Since 911 I do not remember talk almost solely about a single issue.
There seems almost universal agreement about the disastrous nature of this unwelcome occurrence. First things first, there hasn’t been a flood of this nature along Big Muddy since the construction of the Main Stem Dams. While floods were far more often prior to the Pick Sloan Plan they have not been seen at anything approaching this year. Perhaps after two generations floods of this magnitude have been forgotten by the majority who were not born when the Dams were constructed.
It seems ironic and many of those I talk to and read about are blaming the very Dams (or the management thereof) for this years flooding. Without question this past couple of year’s climate has been challenging.
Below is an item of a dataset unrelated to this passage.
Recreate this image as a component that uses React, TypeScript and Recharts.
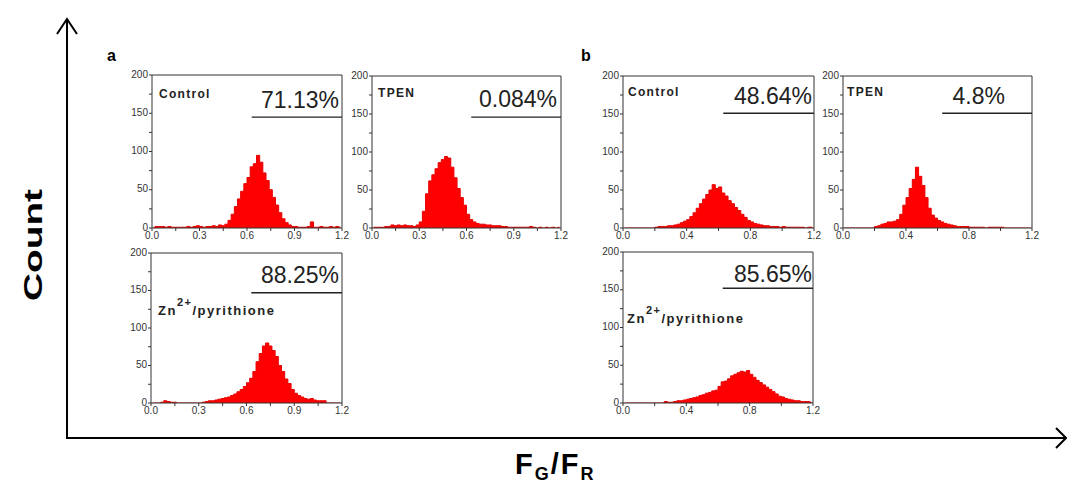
import { AreaChart, Area, XAxis, YAxis, ReferenceLine } from "recharts"

// bin centres of the FG/FR histograms (bin width 0.02)
const binCenters = [
  0.01, 0.03, 0.05, 0.07, 0.09, 0.11, 0.13, 0.15, 0.17, 0.19,
  0.21, 0.23, 0.25, 0.27, 0.29, 0.31, 0.33, 0.35, 0.37, 0.39,
  0.41, 0.43, 0.45, 0.47, 0.49, 0.51, 0.53, 0.55, 0.57, 0.59,
  0.61, 0.63, 0.65, 0.67, 0.69, 0.71, 0.73, 0.75, 0.77, 0.79,
  0.81, 0.83, 0.85, 0.87, 0.89, 0.91, 0.93, 0.95, 0.97, 0.99,
  1.01, 1.03, 1.05, 1.07, 1.09, 1.11, 1.13, 1.15, 1.17, 1.19,
]

const aControl = [
  1, 2, 2, 2, 1, 2, 1, 1, 1, 1,
  1, 2, 1, 2, 3, 2, 1, 2, 2, 3,
  2, 4, 3, 5, 10, 18, 28, 38, 48, 58,
  66, 80, 84, 95, 86, 72, 62, 50, 40, 30,
  20, 12, 7, 4, 2, 2, 1, 1, 1, 2,
  8, 1, 1, 2, 1, 1, 2, 1, 2, 1,
]
const aTpen = [
  1, 1, 1, 1, 2, 2, 4, 3, 4, 3,
  4, 3, 3, 2, 4, 8, 22, 45, 62, 70,
  78, 86, 90, 94, 92, 80, 66, 52, 40, 30,
  18, 11, 8, 6, 5, 5, 4, 4, 3, 3,
  3, 2, 2, 1, 1, 1, 1, 1, 1, 1,
  2, 1, 0, 1, 0, 1, 0, 1, 0, 1,
]
const aZinc = [
  0, 0, 0, 1, 3, 2, 1, 1, 0, 0,
  0, 0, 0, 0, 0, 0, 1, 2, 3, 3,
  4, 5, 6, 7, 8, 10, 12, 15, 18, 22,
  27, 33, 42, 55, 66, 76, 80, 76, 70, 62,
  50, 42, 32, 26, 18, 13, 10, 8, 6, 5,
  6, 4, 3, 3, 3, 0, 0, 0, 0, 0,
]
const bControl = [
  0, 0, 0, 0, 0, 0, 0, 0, 0, 0,
  1, 2, 2, 2, 3, 3, 4, 5, 7, 9,
  11, 15, 20, 26, 32, 38, 44, 50, 57, 52,
  54, 46, 42, 36, 32, 27, 23, 18, 14, 10,
  8, 6, 5, 4, 3, 3, 2, 2, 2, 1,
  2, 1, 1, 1, 1, 1, 1, 0, 1, 1,
]
const bTpen = [
  0, 0, 0, 0, 0, 0, 0, 0, 0, 0,
  2, 3, 5, 6, 8, 8, 9, 11, 18, 30,
  40, 52, 64, 80, 68, 56, 40, 26, 17, 13,
  10, 8, 6, 5, 4, 3, 2, 2, 2, 2,
  1, 1, 1, 1, 1, 0, 1, 1, 1, 1,
  1, 0, 0, 0, 0, 0, 0, 0, 0, 0,
]
const bZinc = [
  0, 0, 0, 0, 0, 0, 0, 0, 0, 0,
  0, 0, 0, 2, 1, 1, 2, 3, 3, 4,
  5, 6, 7, 8, 10, 11, 13, 14, 16, 17,
  22, 28, 29, 32, 36, 38, 40, 42, 41, 43,
  38, 34, 30, 27, 24, 21, 18, 15, 12, 9,
  8, 6, 5, 4, 3, 3, 2, 2, 2, 1,
]

const countTicks = [0, 25, 50, 75, 100, 125, 150, 175, 200]
const countLabels = [0, 50, 100, 150, 200]
const ticksA = [0, 0.15, 0.3, 0.45, 0.6, 0.75, 0.9, 1.05, 1.2]
const labelsA = [0, 0.3, 0.6, 0.9, 1.2]
const ticksB = [0, 0.2, 0.4, 0.6, 0.8, 1.0, 1.2]
const labelsB = [0, 0.4, 0.8, 1.2]

const panelNames = ["Control", "TPEN", "Zn", "Control", "TPEN", "Zn"]
const percentages = ["71.13%", "0.084%", "88.25%", "48.64%", "4.8%", "85.65%"]
const gateLevels = [145, 146, 147, 151, 151, 152]
const gateStart = 0.63

const AXIS = "#333"
const RED = "#ff0000"
const NARROW = "'Liberation Sans Narrow', 'Arial Narrow', 'Liberation Sans', Arial, sans-serif"
const SANS = "'Liberation Sans', Arial, sans-serif"

interface Box { left: number; top: number; width: number; height: number }

interface HistProps {
  counts: number[]
  xTicks: number[]
  xLabels: number[]
  box: Box
  gate: number
}

function Histogram({ counts, xTicks, xLabels, box, gate }: HistProps) {
  const data = binCenters.map((x, i) => ({ x, count: counts[i] }))
  const tick = { fill: "#333", fontSize: 10, fontFamily: NARROW }
  return (
    <div style={{ position: "absolute", left: box.left - 25, top: box.top - 5 }}>
      <AreaChart
        width={box.width + 37}
        height={box.height + 26}
        data={data}
        margin={{ top: 5, right: 12, left: 0, bottom: 6 }}
      >
        <XAxis
          type="number"
          dataKey="x"
          domain={[0, 1.2]}
          ticks={xTicks}
          interval={0}
          tickFormatter={(v: number) => (xLabels.includes(v) ? v.toFixed(1) : "")}
          height={15}
          tickSize={3}
          tickMargin={1}
          stroke={AXIS}
          tick={tick}
          allowDataOverflow
        />
        <YAxis
          type="number"
          domain={[0, 200]}
          ticks={countTicks}
          interval={0}
          tickFormatter={(v: number) => (countLabels.includes(v) ? String(v) : "")}
          width={25}
          tickSize={3}
          tickMargin={1}
          stroke={AXIS}
          tick={{ ...tick, dy: -1 }}
          allowDataOverflow
        />
        <Area
          type="step"
          dataKey="count"
          stroke="#e80000"
          strokeWidth={1}
          fill={RED}
          fillOpacity={1}
          dot={false}
          activeDot={false}
          isAnimationActive={false}
        />
        <ReferenceLine y={200} stroke={AXIS} />
        <ReferenceLine x={1.2} stroke={AXIS} />
        <ReferenceLine
          segment={[{ x: gateStart, y: gate }, { x: 1.2, y: gate }]}
          stroke="#222"
          strokeWidth={1.3}
        />
      </AreaChart>
    </div>
  )
}

const boxes: Box[] = [
  { left: 152, top: 75, width: 190, height: 153 },
  { left: 372, top: 76, width: 189, height: 152 },
  { left: 151, top: 253, width: 191, height: 150 },
  { left: 623, top: 76, width: 191, height: 152 },
  { left: 843, top: 76, width: 189, height: 152 },
  { left: 623, top: 252, width: 190, height: 151 },
]
const seriesList = [aControl, aTpen, aZinc, bControl, bTpen, bZinc]
const namePos = [[159, 98], [378, 97], [158, 315], [628, 96], [847, 96], [627, 323]]
const pctPos = [[339, 108], [557, 107], [339, 283], [812, 104], [1005, 104], [812, 282]]

export default function App() {
  return (
    <div
      style={{
        position: "absolute",
        left: 0,
        top: 0,
        width: 1067,
        height: 486,
        background: "#fff",
        fontFamily: SANS,
      }}
    >
      {seriesList.map((counts, i) => (
        <Histogram
          key={i}
          counts={counts}
          xTicks={i < 3 ? ticksA : ticksB}
          xLabels={i < 3 ? labelsA : labelsB}
          box={boxes[i]}
          gate={gateLevels[i]}
        />
      ))}
      <svg
        width={1067}
        height={486}
        style={{ position: "absolute", left: 0, top: 0, pointerEvents: "none" }}
      >
        <g stroke="#000" strokeWidth={2} fill="none">
          <line x1={67} y1={19} x2={67} y2={438} />
          <polyline points="57,34 67,19 77,34" />
          <line x1={66} y1={438} x2={1065} y2={438} />
          <polyline points="1056,428 1066,438 1056,448" />
        </g>
        <text
          transform="translate(42,245) rotate(-90)"
          textAnchor="middle"
          fontSize={26}
          fontWeight="bold"
          fontFamily={SANS}
          textLength={112}
          lengthAdjust="spacingAndGlyphs"
        >
          Count
        </text>
        <text x={515} y={474} fontSize={29} fontWeight="bold" fontFamily={SANS} letterSpacing={2}>
          F<tspan fontSize={18} dy={6}>G</tspan>
          <tspan fontSize={29} dy={-6}>/F</tspan>
          <tspan fontSize={18} dy={6}>R</tspan>
        </text>
        <text x={107} y={61} fontSize={16} fontWeight="bold" fontFamily={SANS}>a</text>
        <text x={581} y={61} fontSize={16} fontWeight="bold" fontFamily={SANS}>b</text>
        {panelNames.map((name, i) =>
          name === "Zn" ? (
            <text
              key={i}
              x={namePos[i][0]}
              y={namePos[i][1]}
              fontSize={13}
              fontWeight="bold"
              fontFamily={SANS}
              letterSpacing={1.5}
              fill="#222"
            >
              Zn<tspan fontSize={11} dy={-9}>2+</tspan>
              <tspan fontSize={13} dy={9}>/pyrithione</tspan>
            </text>
          ) : (
            <text
              key={i}
              x={namePos[i][0]}
              y={namePos[i][1]}
              fontSize={12}
              fontWeight="bold"
              fontFamily={SANS}
              letterSpacing={1.3}
              fill="#222"
            >
              {name}
            </text>
          )
        )}
        {percentages.map((p, i) => (
          <text
            key={i}
            x={pctPos[i][0]}
            y={pctPos[i][1]}
            textAnchor="end"
            fontSize={23}
            fontFamily={SANS}
            fill="#222"
          >
            {p}
          </text>
        ))}
      </svg>
    </div>
  )
}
Many feel that it’s the mismanagement by the Army Corps of Engineers that has caused the problem. When the crisis has subsided along with the water this will get a political airing, there is talk about lawsuits that will inevitably be filed by those looking to be made whole. I doubt they will go anywhere; however there will be immense political pressure on our Congressional delegation for federal financial help beyond the usual Federal Emergency Management Agency (FEMA) deal.
For a look at the Corps of Engineers response a peak at today’s report in “The Wall Street Journal”:
“Col. Bob Ruch, commander of the Corps's Omaha, Neb., district, said engineers had been releasing water from the reservoirs at a measured pace to clear way for snowmelt. But rains in eastern Montana over the last three weeks equaled a full year's normal total, he said, and "it filled up the space we created to take on the snowmelt, which still sits up in the mountains."
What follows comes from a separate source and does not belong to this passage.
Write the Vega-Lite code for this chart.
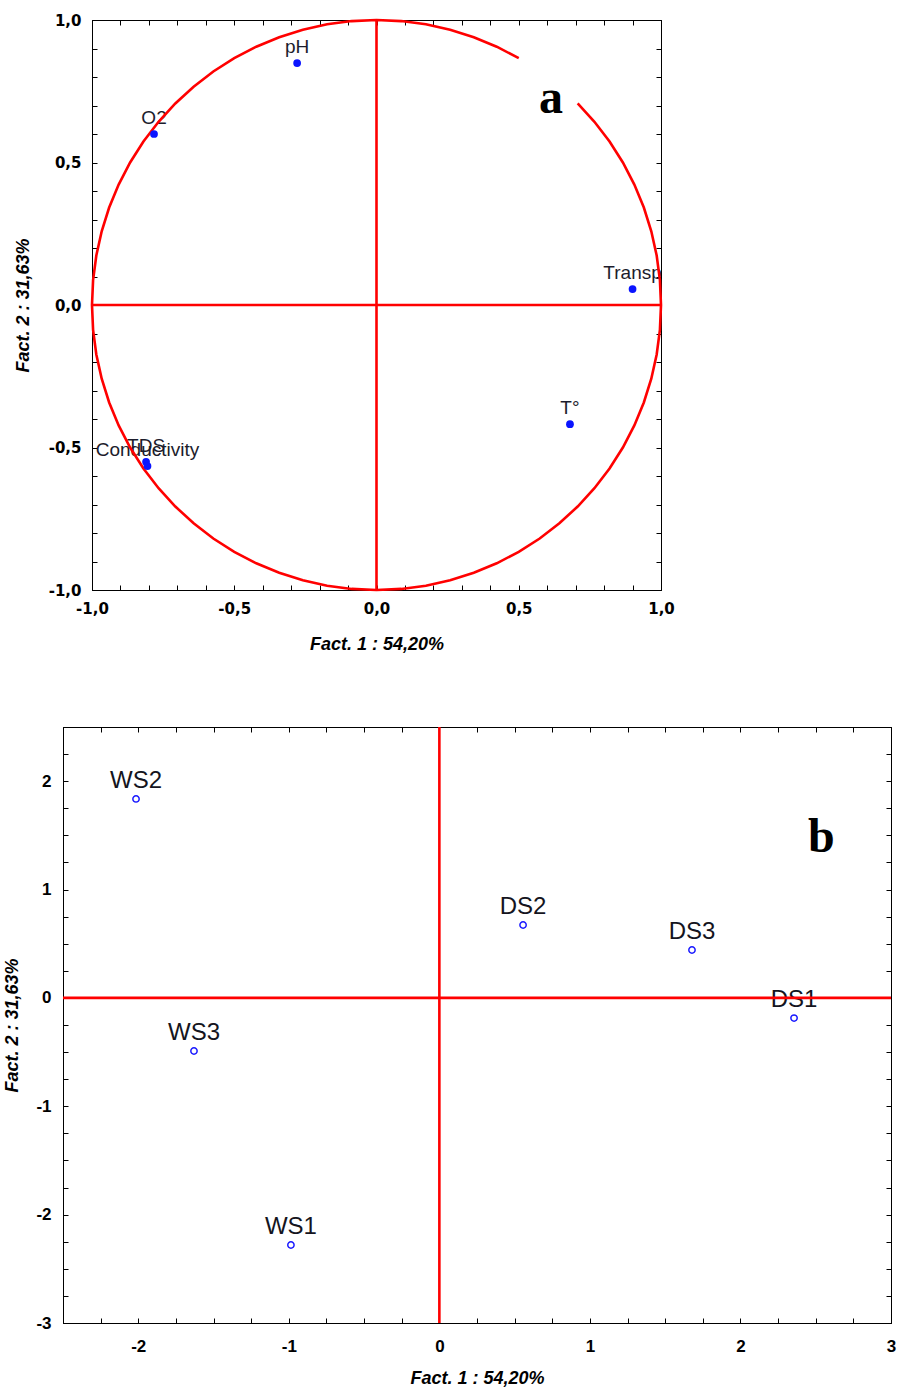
{
  "$schema": "https://vega.github.io/schema/vega-lite/v6.json",
  "background": "white",
  "padding": {"left": 3, "top": 12, "right": 0, "bottom": 0},
  "config": {
    "font": "Liberation Sans",
    "view": {"stroke": "black", "strokeWidth": 1},
    "axis": {"grid": false, "domainColor": "black", "tickColor": "black", "tickSize": -5, "labelFont": "Liberation Sans", "labelFontWeight": "bold", "labelColor": "black", "titleFont": "Liberation Sans", "titleFontWeight": "bold", "titleFontStyle": "italic", "titleColor": "black", "labelFlush": false, "labelOverlap": false, "labelBound": false}
  },
  "datasets": {
    "circle": [
      {"i":0,"x":0.5,"y":0.866},{"i":1,"x":0.4226,"y":0.9063},{"i":2,"x":0.342,"y":0.9397},{"i":3,"x":0.2588,"y":0.9659},{"i":4,"x":0.1736,"y":0.9848},{"i":5,"x":0.0872,"y":0.9962},{"i":6,"x":0,"y":1},{"i":7,"x":-0.0872,"y":0.9962},{"i":8,"x":-0.1736,"y":0.9848},{"i":9,"x":-0.2588,"y":0.9659},{"i":10,"x":-0.342,"y":0.9397},{"i":11,"x":-0.4226,"y":0.9063},{"i":12,"x":-0.5,"y":0.866},{"i":13,"x":-0.5736,"y":0.8192},{"i":14,"x":-0.6428,"y":0.766},{"i":15,"x":-0.7071,"y":0.7071},{"i":16,"x":-0.766,"y":0.6428},{"i":17,"x":-0.8192,"y":0.5736},{"i":18,"x":-0.866,"y":0.5},{"i":19,"x":-0.9063,"y":0.4226},{"i":20,"x":-0.9397,"y":0.342},{"i":21,"x":-0.9659,"y":0.2588},{"i":22,"x":-0.9848,"y":0.1736},{"i":23,"x":-0.9962,"y":0.0872},{"i":24,"x":-1,"y":0},{"i":25,"x":-0.9962,"y":-0.0872},{"i":26,"x":-0.9848,"y":-0.1736},{"i":27,"x":-0.9659,"y":-0.2588},{"i":28,"x":-0.9397,"y":-0.342},{"i":29,"x":-0.9063,"y":-0.4226},{"i":30,"x":-0.866,"y":-0.5},{"i":31,"x":-0.8192,"y":-0.5736},{"i":32,"x":-0.766,"y":-0.6428},{"i":33,"x":-0.7071,"y":-0.7071},{"i":34,"x":-0.6428,"y":-0.766},{"i":35,"x":-0.5736,"y":-0.8192},{"i":36,"x":-0.5,"y":-0.866},{"i":37,"x":-0.4226,"y":-0.9063},{"i":38,"x":-0.342,"y":-0.9397},{"i":39,"x":-0.2588,"y":-0.9659},{"i":40,"x":-0.1736,"y":-0.9848},{"i":41,"x":-0.0872,"y":-0.9962},{"i":42,"x":0,"y":-1},{"i":43,"x":0.0872,"y":-0.9962},{"i":44,"x":0.1736,"y":-0.9848},{"i":45,"x":0.2588,"y":-0.9659},{"i":46,"x":0.342,"y":-0.9397},{"i":47,"x":0.4226,"y":-0.9063},{"i":48,"x":0.5,"y":-0.866},{"i":49,"x":0.5736,"y":-0.8192},{"i":50,"x":0.6428,"y":-0.766},{"i":51,"x":0.7071,"y":-0.7071},{"i":52,"x":0.766,"y":-0.6428},{"i":53,"x":0.8192,"y":-0.5736},{"i":54,"x":0.866,"y":-0.5},{"i":55,"x":0.9063,"y":-0.4226},{"i":56,"x":0.9397,"y":-0.342},{"i":57,"x":0.9659,"y":-0.2588},{"i":58,"x":0.9848,"y":-0.1736},{"i":59,"x":0.9962,"y":-0.0872},{"i":60,"x":1,"y":0},{"i":61,"x":0.9962,"y":0.0872},{"i":62,"x":0.9848,"y":0.1736},{"i":63,"x":0.9659,"y":0.2588},{"i":64,"x":0.9397,"y":0.342},{"i":65,"x":0.9063,"y":0.4226},{"i":66,"x":0.866,"y":0.5},{"i":67,"x":0.8192,"y":0.5736},{"i":68,"x":0.766,"y":0.6428},{"i":69,"x":0.7071,"y":0.7071}
    ],
    "vars": [
      {"name":"pH","x":-0.279,"y":0.849},
      {"name":"O2","x":-0.782,"y":0.6},
      {"name":"Transp","x":0.9,"y":0.056},
      {"name":"T°","x":0.68,"y":-0.418},
      {"name":"TDS","x":-0.81,"y":-0.55},
      {"name":"Conductivity","x":-0.805,"y":-0.565}
    ],
    "sites": [
      {"name":"WS2","x":-2.015,"y":1.836},
      {"name":"DS2","x":0.556,"y":0.673},
      {"name":"DS3","x":1.678,"y":0.442},
      {"name":"DS1","x":2.356,"y":-0.186},
      {"name":"WS3","x":-1.63,"y":-0.49},
      {"name":"WS1","x":-0.986,"y":-2.28}
    ]
  },
  "spacing": 63,
  "vconcat": [
    {
      "spacing": 1,
      "bounds": "flush",
      "hconcat": [
        {
          "width": 28, "height": 570,
          "view": {"stroke": null},
          "data": {"values": [{"s": ""}]},
          "mark": {"type": "text"},
          "encoding": {"text": {"field": "s"}}
        },
        {
          "width": 569, "height": 570,
          "resolve": {"axis": {"x": "independent", "y": "independent"}},
          "layer": [
            {
              "data": {"name": "vars"},
              "mark": {"type": "text", "fontSize": 19, "color": "#1c1c2c", "dy": -10, "baseline": "alphabetic", "align": "center", "clip": true},
              "encoding": {
                "x": {"field": "x", "type": "quantitative", "scale": {"domain": [-1, 1], "nice": false, "zero": false},
                  "axis": {"orient": "bottom", "values": [-1,-0.9,-0.8,-0.7,-0.6,-0.5,-0.4,-0.3,-0.2,-0.1,0,0.1,0.2,0.3,0.4,0.5,0.6,0.7,0.8,0.9,1],
                    "labelExpr": "abs(datum.value*2 - round(datum.value*2)) < 0.001 ? replace(replace(format(datum.value, '.1f'), '−', '-'), '.', ',') : ''",
                    "labelFont": "DejaVu Sans", "labelFontSize": 15, "labelPadding": 16, "title": "Fact. 1 : 54,20%", "titleFontSize": 18, "titlePadding": 19}},
                "y": {"field": "y", "type": "quantitative", "scale": {"domain": [-1, 1], "nice": false, "zero": false},
                  "axis": {"orient": "left", "values": [-1,-0.9,-0.8,-0.7,-0.6,-0.5,-0.4,-0.3,-0.2,-0.1,0,0.1,0.2,0.3,0.4,0.5,0.6,0.7,0.8,0.9,1],
                    "labelExpr": "abs(datum.value*2 - round(datum.value*2)) < 0.001 ? replace(replace(format(datum.value, '.1f'), '−', '-'), '.', ',') : ''",
                    "labelFont": "DejaVu Sans", "labelFontSize": 15, "labelPadding": 16, "title": "Fact. 2 : 31,63%", "titleFontSize": 18, "titlePadding": 16}},
                "text": {"field": "name"}
              }
            },
            {
              "data": {"name": "circle"},
              "mark": {"type": "line", "color": "#ff0000", "strokeWidth": 2.6},
              "encoding": {
                "x": {"field": "x", "type": "quantitative", "scale": {"domain": [-1, 1], "nice": false, "zero": false}, "axis": null},
                "y": {"field": "y", "type": "quantitative", "scale": {"domain": [-1, 1], "nice": false, "zero": false}, "axis": null},
                "order": {"field": "i", "type": "quantitative"}
              }
            },
            {
              "data": {"values": [{"v": 0}]},
              "mark": {"type": "rule", "color": "#ff0000", "strokeWidth": 2.6},
              "encoding": {"x": {"field": "v", "type": "quantitative", "axis": null}}
            },
            {
              "data": {"values": [{"v": 0}]},
              "mark": {"type": "rule", "color": "#ff0000", "strokeWidth": 2.6},
              "encoding": {"y": {"field": "v", "type": "quantitative", "axis": null}}
            },
            {
              "data": {"name": "vars"},
              "mark": {"type": "point", "filled": true, "color": "#0a14ff", "size": 60, "opacity": 1},
              "encoding": {
                "x": {"field": "x", "type": "quantitative", "scale": {"domain": [-1, 1], "nice": false, "zero": false},
                  "axis": {"orient": "top", "values": [-1,-0.9,-0.8,-0.7,-0.6,-0.5,-0.4,-0.3,-0.2,-0.1,0,0.1,0.2,0.3,0.4,0.5,0.6,0.7,0.8,0.9,1], "labels": false, "title": null}},
                "y": {"field": "y", "type": "quantitative", "scale": {"domain": [-1, 1], "nice": false, "zero": false},
                  "axis": {"orient": "right", "values": [-1,-0.9,-0.8,-0.7,-0.6,-0.5,-0.4,-0.3,-0.2,-0.1,0,0.1,0.2,0.3,0.4,0.5,0.6,0.7,0.8,0.9,1], "labels": false, "title": null}}
              }
            },
            {
              "data": {"values": [{"t": "a", "x": 0.613, "y": 0.674}]},
              "mark": {"type": "text", "font": "Liberation Serif", "fontWeight": "bold", "fontSize": 48, "color": "black", "baseline": "alphabetic", "align": "center"},
              "encoding": {
                "x": {"field": "x", "type": "quantitative", "axis": null},
                "y": {"field": "y", "type": "quantitative", "axis": null},
                "text": {"field": "t"}
              }
            }
          ]
        }
      ]
    },
    {
      "width": 828, "height": 596,
      "resolve": {"axis": {"x": "independent", "y": "independent"}},
      "layer": [
        {
          "data": {"name": "sites"},
          "mark": {"type": "text", "fontSize": 24, "color": "#141420", "dy": -11, "baseline": "alphabetic", "align": "center"},
          "encoding": {
            "x": {"field": "x", "type": "quantitative", "scale": {"domain": [-2.5, 3], "nice": false, "zero": false},
              "axis": {"orient": "bottom", "values": [-2.5,-2.25,-2,-1.75,-1.5,-1.25,-1,-0.75,-0.5,-0.25,0,0.25,0.5,0.75,1,1.25,1.5,1.75,2,2.25,2.5,2.75,3],
                "labelExpr": "datum.value == round(datum.value) ? '' + datum.value : ''",
                "labelFontSize": 17, "labelPadding": 20, "title": "Fact. 1 : 54,20%", "titleFontSize": 18, "titlePadding": 15}},
            "y": {"field": "y", "type": "quantitative", "scale": {"domain": [-3, 2.5], "nice": false, "zero": false},
              "axis": {"orient": "left", "values": [-3,-2.75,-2.5,-2.25,-2,-1.75,-1.5,-1.25,-1,-0.75,-0.5,-0.25,0,0.25,0.5,0.75,1,1.25,1.5,1.75,2,2.25,2.5],
                "labelExpr": "datum.value == round(datum.value) ? '' + datum.value : ''",
                "labelFontSize": 17, "labelPadding": 17, "title": "Fact. 2 : 31,63%", "titleFontSize": 18, "titlePadding": 14}},
            "text": {"field": "name"}
          }
        },
        {
          "data": {"values": [{"v": 0}]},
          "mark": {"type": "rule", "color": "#ff0000", "strokeWidth": 2.6},
          "encoding": {"x": {"field": "v", "type": "quantitative", "axis": null}}
        },
        {
          "data": {"values": [{"v": 0}]},
          "mark": {"type": "rule", "color": "#ff0000", "strokeWidth": 2.6},
          "encoding": {"y": {"field": "v", "type": "quantitative", "axis": null}}
        },
        {
          "data": {"name": "sites"},
          "mark": {"type": "point", "filled": false, "color": "#1a1aff", "size": 40, "strokeWidth": 1.5, "opacity": 1},
          "encoding": {
            "x": {"field": "x", "type": "quantitative", "scale": {"domain": [-2.5, 3], "nice": false, "zero": false},
              "axis": {"orient": "top", "values": [-2.5,-2.25,-2,-1.75,-1.5,-1.25,-1,-0.75,-0.5,-0.25,0,0.25,0.5,0.75,1,1.25,1.5,1.75,2,2.25,2.5,2.75,3], "labels": false, "title": null}},
            "y": {"field": "y", "type": "quantitative", "scale": {"domain": [-3, 2.5], "nice": false, "zero": false},
              "axis": {"orient": "right", "values": [-3,-2.75,-2.5,-2.25,-2,-1.75,-1.5,-1.25,-1,-0.75,-0.5,-0.25,0,0.25,0.5,0.75,1,1.25,1.5,1.75,2,2.25,2.5], "labels": false, "title": null}}
          }
        },
        {
          "data": {"values": [{"t": "b", "x": 2.538, "y": 1.346}]},
          "mark": {"type": "text", "font": "Liberation Serif", "fontWeight": "bold", "fontSize": 48, "color": "black", "baseline": "alphabetic", "align": "center"},
          "encoding": {
            "x": {"field": "x", "type": "quantitative", "axis": null},
            "y": {"field": "y", "type": "quantitative", "axis": null},
            "text": {"field": "t"}
          }
        }
      ]
    }
  ]
}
Now, the real danger is a rapid melt. To prepare for that, the Corps must act quickly. It began warning communities last week and is slowly increasing the amount of water in the river to give them time to prepare. “
Flood and its aftermath talk will continue most of the summer and well beyond.
Straight Talk Commentary on two associated issues –
State Finances -What impact will the flood have on the already dreadful situation of State Government finances? How much of the emergency costs is the Corps of Engineers providing? What is the percentage and magnitude of FEMA assistance? How will the State pay the State share (%)? What will be the State’s out of pocket expense? Overtime? Reimbursement for other County and local governments (whose finance are stressed) for the assistance they are providing? How much will the increased social costs be for government assistance to the displaced? How much lost revenue will there be to South Dakota’s tourism industry? What longer term effects will there be on Pierre’s fishing industry? How many businesses will be affected with a loss in revenues? Many questions.
More than a year ago in response to what was then a very wet year throughout much of South Dakota, Governor Rounds raised the possibility of a temporary flood tax to help with the State FEMA match and other costs associated with flooding? Will State government look at such a tax again?
Governor’s Leadership – Governor Daugaard is providing proactive and steady leadership. He has been thoughtful, shown resolve, and been out ahead of the problem. Unlike Governors Miller’s reaction to the 1994 flooding and generally Governor Rounds’ wait and see reactions, our current Governor’s proactive approach is welcome.
It will be no surprise to those who know me, that I am a fan of former Governor Bill Janklow. Like Governor Daugaard, Governor Janklow dealt with problems before they got bigger (pro active), was a problem solver, and almost no one disagrees a great communicator. You would only have to remember Fireman Bill fighting forest fires or being driving into the ditch in the storm on I90 being one of the first to arrive at Spencer when they had the tornado. Like Patton in the movie, directing traffic, I envision Bill Janklow standing of the levees taunting the River to Bring It On!
(Getting off the subject here) One of my regrets is that Governor Janklow did not become the first Director of Homeland Security, or the Director of FEMA.